One of the best parts of spending time with families is hanging out with the kids. This is how I had my first introduction to The Wombles the other day. In addition to being ahead of its time as a high-quality stop motion animation series, this mid-1970s TV show promoted a strong reuse and recycling message. (Although, that said, one of Val’s friends remarked that she thought the show might have also encouraged an entire generation of children to leave ostensibly useful bits of trash behind in the real-life Wimbledon Common burrows- a.k.a. Womble-land–in an attempt to help this fuzzy underclass in their efforts at creative reuse.)

Flash-forward to last night, when every few minutes a government-sponsored advertisement would appear on television asking all families in the UK to reduce both energy consumption and waste by 20%. I couldn’t imagine something like this playing in the red states of America. As a socialist country, the UK (and most of Europe) is used to taking lifestyle cues from government. And as a nation ravaged by World War II, Britons are used to getting behind rationing and other forms of conservation. Their survival depended on it. In fact, even as rationing was seen as a heroic war effort, a greener-than-thou attitude has sprung up as a seemingly ubiquitous attitude in the UK, with green services galore, not to mention this two-seat electric car.

Can you imagine it speeding around the freeways of L.A.? This is all in sharp contrast to the U.S., where environmentalism is seen as a markedly liberal concept, trendy but impractical; a nice idea–not an impending need. I have noticed smaller, older nations–and especially island countries, like the UK, New Zealand, and even the enormous island of Australia, seem to be way ahead of larger, younger Western countries in not only their environmental measures but the attitudes behind them. My theory is that living on an island (literally or figuratively) accelerates one’s awareness of the closed, self-contained nature of life on Earth.

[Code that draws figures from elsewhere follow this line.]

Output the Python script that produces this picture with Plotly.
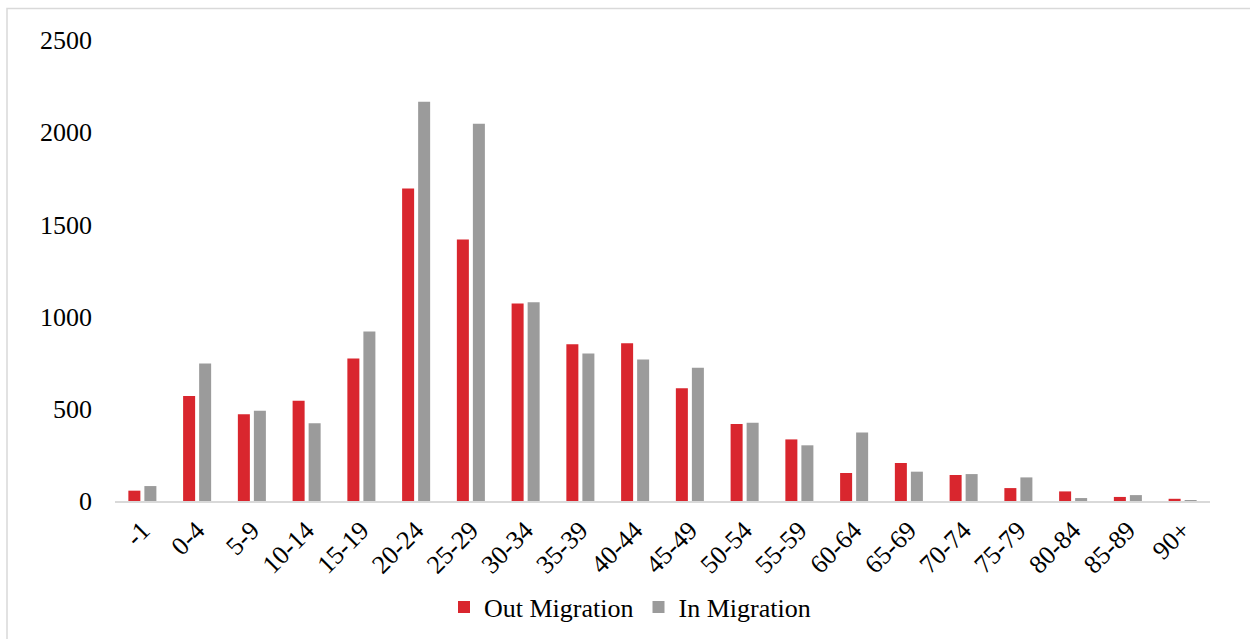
import plotly.graph_objects as go

# Age groups and migration counts
age_groups = ["-1", "0-4", "5-9", "10-14", "15-19", "20-24", "25-29", "30-34",
              "35-39", "40-44", "45-49", "50-54", "55-59", "60-64", "65-69",
              "70-74", "75-79", "80-84", "85-89", "90+"]
out_migration = [56, 569, 470, 543, 773, 1695, 1418, 1071, 850, 856, 612, 417,
                 334, 152, 206, 141, 70, 52, 22, 12]
in_migration = [81, 746, 489, 421, 919, 2165, 2046, 1078, 800, 768, 722, 424,
                302, 372, 159, 146, 128, 16, 32, 5]
y_ticks = [0, 500, 1000, 1500, 2000, 2500]

RED = "#D9262E"
GREY = "#9B9B9B"
FONT = "Liberation Serif, Times New Roman, serif"

fig = go.Figure()
fig.add_trace(go.Bar(x=age_groups, y=out_migration, name="Out Migration",
                     marker=dict(color=RED, line=dict(width=0))))
fig.add_trace(go.Bar(x=age_groups, y=in_migration, name="In Migration",
                     marker=dict(color=GREY, line=dict(width=0))))

W, H = 1250, 639
L, R, T, B = 115, 40, 40, 138
pw, ph = W - L - R, H - T - B


def px_x(p):
    return (p - L) / pw


def px_y(p):
    return (H - B - p) / ph


fig.update_layout(
    width=W, height=H,
    margin=dict(l=L, r=R, t=T, b=B, autoexpand=False),
    paper_bgcolor="white", plot_bgcolor="white",
    barmode="group", bargap=0.415, bargroupgap=0.25,
    font=dict(family=FONT, size=26, color="#000000"),
    showlegend=True,
    legend=dict(orientation="h", x=px_x(630), xanchor="center",
                y=px_y(607), yanchor="middle",
                font=dict(family=FONT, size=26, color="#000000"),
                itemwidth=30, tracegroupgap=0, bgcolor="rgba(0,0,0,0)"),
    xaxis=dict(showline=True, linecolor="#D9D9D9", linewidth=1.5,
               showgrid=False, zeroline=False, tickangle=-45, ticks="",
               ticklabelstandoff=2,
               tickfont=dict(family=FONT, size=26, color="#000000")),
    yaxis=dict(range=[0, 2500], tickvals=y_ticks, showgrid=False,
               zeroline=False, showline=False, ticks="",
               ticklabelstandoff=22,
               tickfont=dict(family=FONT, size=26, color="#000000")),
    shapes=[dict(type="rect", xref="paper", yref="paper",
                 x0=px_x(7), x1=px_x(1265), y0=px_y(8.5), y1=px_y(670),
                 line=dict(color="#D9D9D9", width=1.5),
                 fillcolor="rgba(0,0,0,0)", layer="below")],
)

fig.write_html("out.html")
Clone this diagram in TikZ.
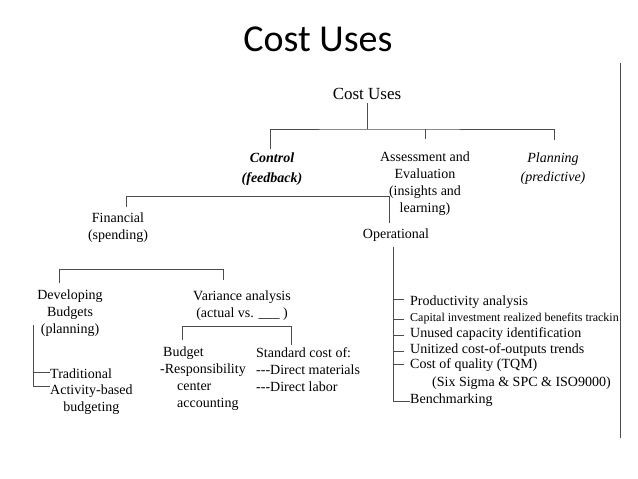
\documentclass[tikz,border=0pt]{standalone}
\usepackage{fontspec}
\setmainfont{Liberation Serif}
\newfontfamily\titlefont{Carlito}
\begin{document}
\begin{tikzpicture}[x=1pt,y=-1pt,
  txt/.style={font=\fontsize{14}{16.7}\selectfont, inner sep=0pt, anchor=base, align=center},
  txl/.style={font=\fontsize{14}{16.7}\selectfont, inner sep=0pt, anchor=base west, align=left},
  ln/.style={line width=1pt, draw=black!70}]
\useasboundingbox[fill=white] (0,0) rectangle (638,479);
% title
\node[font=\titlefont\fontsize{38}{40}\selectfont, inner sep=0pt, anchor=base] (title) at (318,52) {Cost Uses};
% tree nodes (anchor = baseline of the last line)
\node[txt, font=\fontsize{17}{20}\selectfont] (root) at (367,99) {Cost Uses};
\node[txt, font=\fontsize{14}{20}\selectfont\bfseries\itshape] (ctrl) at (272,182) {Control\\(feedback)};
\node[txt] (assess) at (425,212) {Assessment and\\Evaluation\\(insights and\\learning)};
\node[txt, font=\fontsize{14}{19}\selectfont\itshape] (plan) at (553,181) {Planning\\(predictive)};
\node[txt] (fin) at (118,239) {Financial\\(spending)};
\node[txt] (oper) at (396,238) {Operational};
\node[txt] (dev) at (70,333) {Developing\\Budgets\\(planning)};
\node[txt] (var) at (242,317) {Variance analysis\\(actual vs. \_\_\_ )};
\node[txl] (trad) at (50,378) {Traditional};
\node[txl, align=center] (abb) at (50,411) {Activity-based\\budgeting};
\node[txl] (budg) at (160,407) {\hspace*{3pt}Budget\\-Responsibility\\\hspace*{17pt}center\\\hspace*{17pt}accounting};
\node[txl] (std) at (256,391) {Standard cost of:\\-{}-{}-Direct materials\\-{}-{}-Direct labor};
% operational items
\node[txl] (o1) at (410,305) {Productivity analysis};
\node[txl, font=\fontsize{12}{14}\selectfont] (o2) at (410,321) {Capital investment realized benefits trackin};
\node[txl] (o3) at (410,337) {Unused capacity identification};
\node[txl] (o4) at (410,353) {Unitized cost-of-outputs trends};
\node[txl] (o5) at (410,368) {Cost of quality (TQM)};
\node[txl] (o6) at (432,386) {(Six Sigma \& SPC \& ISO9000)};
\node[txl] (o7) at (410,403) {Benchmarking};
% coordinates of connectors
\coordinate (r0) at (367,103);
\coordinate (r1) at (367,129);
\coordinate (c0) at (270,149);
\coordinate (a0) at (425,139);
\coordinate (p0) at (554,140);
\coordinate (f0) at (126,207);
\coordinate (f1) at (126,196);
\coordinate (op0) at (389,223);
\coordinate (ot) at (393,247);
\coordinate (ob) at (393,401);
\coordinate (d0) at (59,283);
\coordinate (d1) at (59,269);
\coordinate (v0) at (223,280);
\coordinate (bt) at (33,325);
\coordinate (bb) at (33,386);
\coordinate (bq) at (33,372);
\coordinate (s0) at (182,340);
\coordinate (s1) at (182,326);
\coordinate (s2) at (291,345);
\coordinate (edgeT) at (620,63);
\coordinate (edgeB) at (620,438);
% connectors
\draw[ln] (r0) -- (r1);
\draw[ln] (c0) |- (r1) -| (p0);
\draw[ln] (a0) -- (a0 |- r1);
\draw[ln] (f0) -- (f1) -| (op0);
\draw[ln] (ot) -- (ob) -- (ob -| o7.west);
\foreach \n/\yy in {o1/299,o2/319,o3/335,o4/351,o5/364}
  \draw[ln] (393,\yy) -- (404,\yy);
\draw[ln] (d0) -- (d1) -| (v0);
\draw[ln] (bt) -- (bb) -- (bb -| abb.west);
\draw[ln] (bq) -- (bq -| trad.west);
\draw[ln] (s0) -- (s1) -| (s2);
\draw[ln] (edgeT) -- (edgeB);
\end{tikzpicture}
\end{document}
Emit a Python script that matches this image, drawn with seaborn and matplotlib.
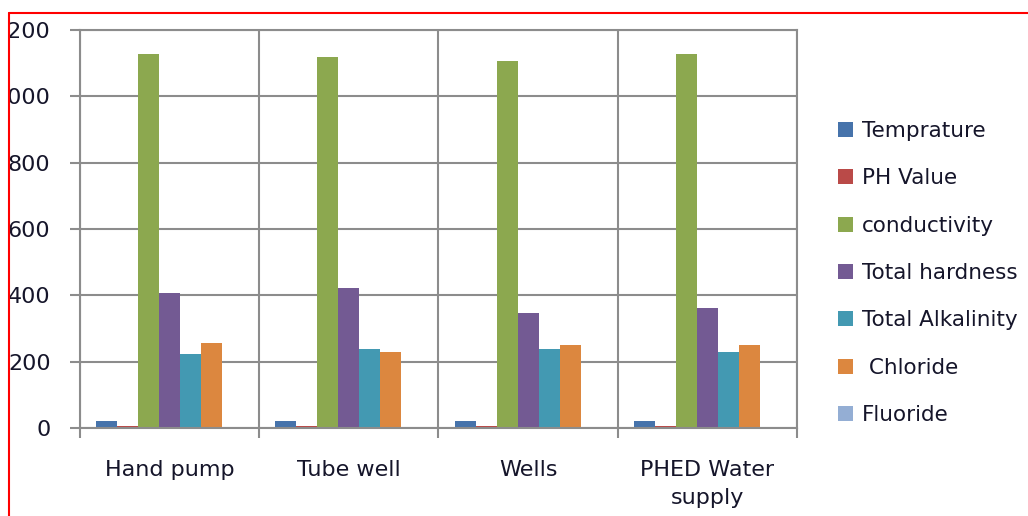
import matplotlib
matplotlib.use("Agg")
import matplotlib.pyplot as plt
from matplotlib.patches import Rectangle
from matplotlib.lines import Line2D
import pandas as pd
import seaborn as sns

# Water sources and measured parameters
sites = ["Hand pump", "Tube well", "Wells", "PHED Water\nsupply"]
parameters = ["Temprature", "PH Value", "conductivity", "Total hardness",
              "Total Alkalinity", " Chloride", "Fluoride"]

temperature = [22, 21, 21, 21]
ph_value = [7.5, 7.4, 7.3, 7.5]
conductivity = [1129, 1120, 1108, 1127]
total_hardness = [408, 423, 348, 362]
total_alkalinity = [223, 237, 237, 229]
chloride = [257, 230, 249, 249]
fluoride = [0.9, 1.0, 0.8, 0.9]

y_ticks = [0, 200, 400, 600, 800, 1000, 1200]

colors = ["#4673AB", "#BA4A48", "#8CA84F", "#735A93", "#4399B2", "#DC873F", "#94AED4"]

series = [temperature, ph_value, conductivity, total_hardness,
          total_alkalinity, chloride, fluoride]
rows = []
for name, vals in zip(parameters, series):
    for site, v in zip(sites, vals):
        rows.append({"site": site, "parameter": name, "value": v})
df = pd.DataFrame(rows)

sns.set_theme(style="white")
plt.rcParams["font.family"] = ["DejaVu Sans"]

W, H = 1028, 516
fig = plt.figure(figsize=(W / 100, H / 100), dpi=100)
ax = fig.add_axes([80 / W, 88 / H, 717 / W, 398 / H])

grid_c = "#8C8C8C"
text_c = "#15152A"

sns.barplot(data=df, x="site", y="value", hue="parameter", order=sites,
            hue_order=parameters, palette=colors, width=0.82, saturation=1,
            errorbar=None, linewidth=0, ax=ax)

ax.set_ylim(0, 1200)
ax.set_xlim(-0.5, len(sites) - 0.5)
ax.set_yticks(y_ticks)
ax.set_yticklabels([str(t) for t in y_ticks])
ax.set_xlabel("")
ax.set_ylabel("")
ax.set_axisbelow(True)

# horizontal gridlines + category separators
ax.yaxis.grid(True, color=grid_c, linewidth=1.5)
ax.set_xticks([i - 0.5 for i in range(len(sites) + 1)], minor=True)
ax.xaxis.grid(True, which="minor", color=grid_c, linewidth=1.5)
ax.xaxis.grid(False, which="major")

ax.tick_params(axis="y", which="major", length=7.2, width=1.5, color=grid_c,
               direction="out", pad=14, labelsize=16, labelcolor=text_c, left=True)
ax.tick_params(axis="x", which="major", length=0, pad=23, labelsize=16,
               labelcolor=text_c)
ax.tick_params(axis="x", which="minor", length=7.2, width=1.5, color=grid_c,
               direction="out", bottom=True)
for lbl in ax.get_xticklabels():
    lbl.set_linespacing(1.5)

for s in ax.spines.values():
    s.set_color(grid_c)
    s.set_linewidth(1.5)

# legend on the right
handles = [Rectangle((0, 0), 1, 1, facecolor=c, edgecolor="none") for c in colors]
if ax.get_legend() is not None:
    ax.get_legend().remove()
fig.legend(handles, parameters, loc="upper left",
           bbox_to_anchor=(838 / W, 1 - 121 / H), frameon=False,
           fontsize=15.5, handlelength=0.7, handleheight=0.7,
           handletextpad=0.4, labelspacing=1.27, borderpad=0,
           borderaxespad=0, labelcolor=text_c)

# frame around the figure
fig.patches.append(Rectangle((0, 0), 8 / W, 1, transform=fig.transFigure,
                             facecolor="white", edgecolor="none", zorder=10))
fig.lines.append(Line2D([9 / W, 9 / W], [0, 1 - 13 / H], transform=fig.transFigure,
                        color="#FF0000", linewidth=1.5, zorder=11))
fig.lines.append(Line2D([9 / W, 1], [1 - 13 / H, 1 - 13 / H], transform=fig.transFigure,
                        color="#FF0000", linewidth=1.5, zorder=11))

fig.savefig("out.png", dpi=100, facecolor="white")
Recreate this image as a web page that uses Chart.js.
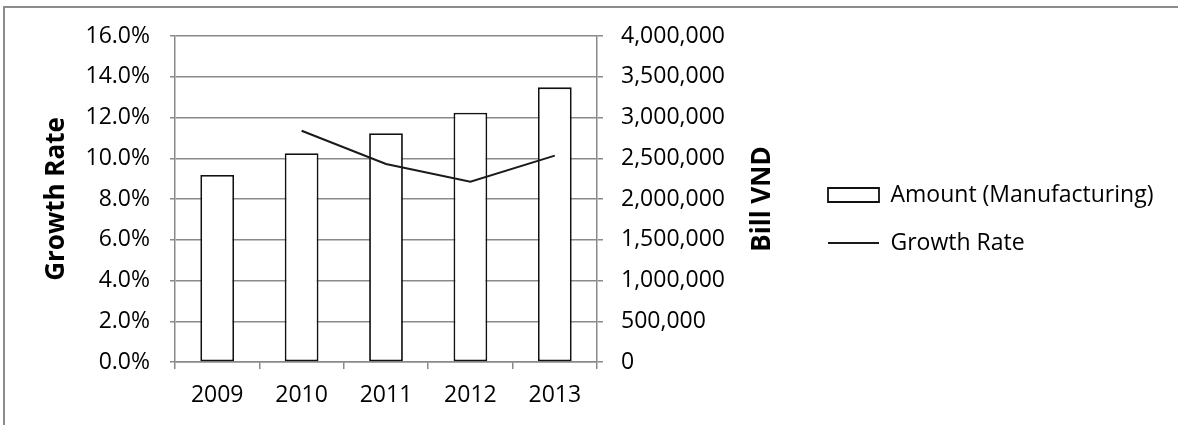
<!DOCTYPE html>
<html>
<head>
<meta charset="utf-8">
<script src="https://cdn.jsdelivr.net/npm/chart.js@4.4.1/dist/chart.umd.min.js"></script>
<style>
    html, body { margin: 0; padding: 0; background: #fff; overflow: hidden; }
    #wrap { position: relative; width: 1178px; height: 425px; }
    #frame {
        position: absolute; left: 3px; top: 6px; width: 1200px; height: 440px;
        border-top: 2px solid #8c8c8c; border-left: 2px solid #8c8c8c;
        pointer-events: none;
    }
</style>
</head>
<body>
<div id="wrap">
    <canvas id="mfgChart"></canvas>
    <div id="frame"></div>
</div>
<script>
const years = ['2009', '2010', '2011', '2012', '2013'];
const amountManufacturing = [2294000, 2561000, 2806000, 3059000, 3370000];
const growthRate = [null, 11.35, 9.72, 8.85, 10.13];
const rateTicks = [0, 2, 4, 6, 8, 10, 12, 14, 16];
const amountTicks = [0, 500000, 1000000, 1500000, 2000000, 2500000, 3000000, 3500000, 4000000];

const FONT = 'Open Sans';
const gridGray = '#8a8a8a';
const LEGEND_W = 365;

Chart.defaults.color = '#000';
Chart.defaults.font.family = FONT;
Chart.defaults.font.size = 23;

// right axis title reads bottom-to-top, chart.js would rotate it the other way
const rightTitle = {
    id: 'rightTitle',
    afterDraw(chart) {
        const s = chart.scales.y1;
        const ctx = chart.ctx;
        ctx.save();
        ctx.translate(s.left + 166, (s.top + s.bottom) / 2);
        ctx.rotate(-Math.PI / 2);
        ctx.font = 'bold 26px "' + FONT + '"';
        ctx.fillStyle = '#000';
        ctx.textAlign = 'center';
        ctx.textBaseline = 'middle';
        ctx.fillText('Bill VND', 0, 0);
        ctx.restore();
    }
};

// layout caps a side legend at a sixth of the width, give it the room it needs
const wideLegend = {
    id: 'wideLegend',
    beforeLayout(chart) {
        const lg = chart.legend;
        if (lg && !lg._wide) {
            const fit = lg.fit.bind(lg);
            lg.fit = function() {
                fit();
                this.width = LEGEND_W;
            };
            lg._wide = true;
        }
    }
};

const ctx = document.getElementById('mfgChart').getContext('2d');
new Chart(ctx, {
    data: {
        labels: years,
        datasets: [{
            type: 'bar',
            label: 'Amount (Manufacturing)',
            data: amountManufacturing,
            yAxisID: 'y1',
            backgroundColor: '#fff',
            borderColor: '#111',
            borderWidth: 1.8,
            borderSkipped: false,
            barPercentage: 0.4,
            categoryPercentage: 1,
            pointStyle: 'rect',
            order: 1
        }, {
            type: 'line',
            label: 'Growth Rate',
            data: growthRate,
            yAxisID: 'y',
            borderColor: '#1a1a1a',
            backgroundColor: '#1a1a1a',
            borderWidth: 2,
            pointRadius: 0,
            pointStyle: 'line',
            tension: 0,
            order: 0
        }]
    },
    options: {
        responsive: true,
        maintainAspectRatio: false,
        animation: false,
        layout: { padding: { left: 0, right: 10, top: 36, bottom: 23 } },
        plugins: {
            tooltip: { enabled: false },
            legend: {
                position: 'right',
                align: 'center',
                labels: {
                    usePointStyle: true,
                    pointStyleWidth: 51,
                    boxHeight: 14,
                    padding: 25,
                    color: '#000',
                    font: { size: 23 },
                    sort: (a, b) => a.datasetIndex - b.datasetIndex
                }
            }
        },
        scales: {
            x: {
                offset: true,
                grid: { offset: true, drawOnChartArea: false, tickLength: 7, color: gridGray, lineWidth: 1.5 },
                border: { display: true, color: gridGray, width: 1.5 },
                ticks: { padding: 13, maxRotation: 0 },
                afterFit: (scale) => { scale.height = 40; }
            },
            y: {
                position: 'left',
                min: 0,
                max: 16,
                afterBuildTicks: (scale) => { scale.ticks = rateTicks.map(v => ({ value: v })); },
                ticks: { padding: 20, callback: (v) => v.toFixed(1) + '%' },
                grid: { color: gridGray, lineWidth: 1.5, tickLength: 5 },
                border: { display: true, color: gridGray, width: 1.5 },
                title: {
                    display: true,
                    text: 'Growth Rate',
                    font: { size: 26, weight: 'bold' },
                    padding: { top: 41, bottom: 0 }
                },
                afterFit: (scale) => { scale.width = 175; }
            },
            y1: {
                position: 'right',
                min: 0,
                max: 4000000,
                afterBuildTicks: (scale) => { scale.ticks = amountTicks.map(v => ({ value: v })); },
                ticks: { padding: 18, callback: (v) => v.toLocaleString('en-US') },
                grid: { drawOnChartArea: false, color: gridGray, lineWidth: 1.5, tickLength: 6 },
                border: { display: true, color: gridGray, width: 1.5 },
                afterFit: (scale) => { scale.width = 206; }
            }
        }
    },
    plugins: [rightTitle, wideLegend]
});
</script>
</body>
</html>
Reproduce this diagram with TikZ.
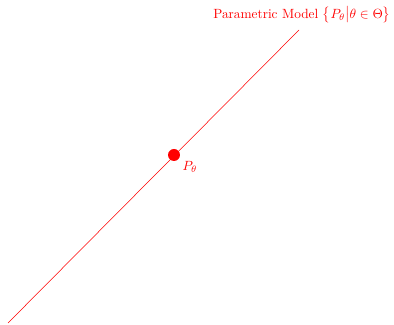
\documentclass[tikz,border=0pt]{standalone}
\usepackage{tikz}
\usetikzlibrary{positioning}

\begin{document}
\begin{tikzpicture}[x=.75pt,y=.75pt]
\useasboundingbox (0,0) rectangle (394,325);
\coordinate (lo) at (8,2);
\coordinate (hi) at (299,295);
\draw[red] (lo)--(hi);
\node[circle,fill=red,inner sep=0pt,minimum size=9pt] (p) at (174,170){};
\node[text=red,anchor=north west,inner sep=1pt] (pl) at (181,165){$P_\theta$};
\node[text=red] (m) at (302,310){Parametric Model $\bigl\{P_\theta\big|\theta\in\Theta\bigr\}$};
\end{tikzpicture}
\end{document}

In a country like New Zealand, overflowing with fresh water and natural beauty, low-flush toilets were standard (as they are in Oz and the UK). Not a single soap bubble could be found in the freshwater streams. Yet hundred-foot water fountains shoot into the desert air in Las Vegas. In Southern California, where so much of our water is imported, the biggest pro-green attitude is toward one’s lawn. Although litter is common all over London (after all, Wombles can use it!) there is an overwhelming sense of pride (albeit equally tamped down by modesty) among Britons in their efforts to preserve and conserve. After all, they have an entire generation who, if they’re anything like me after just two episodes, can’t get the Wombling Song out of their heads.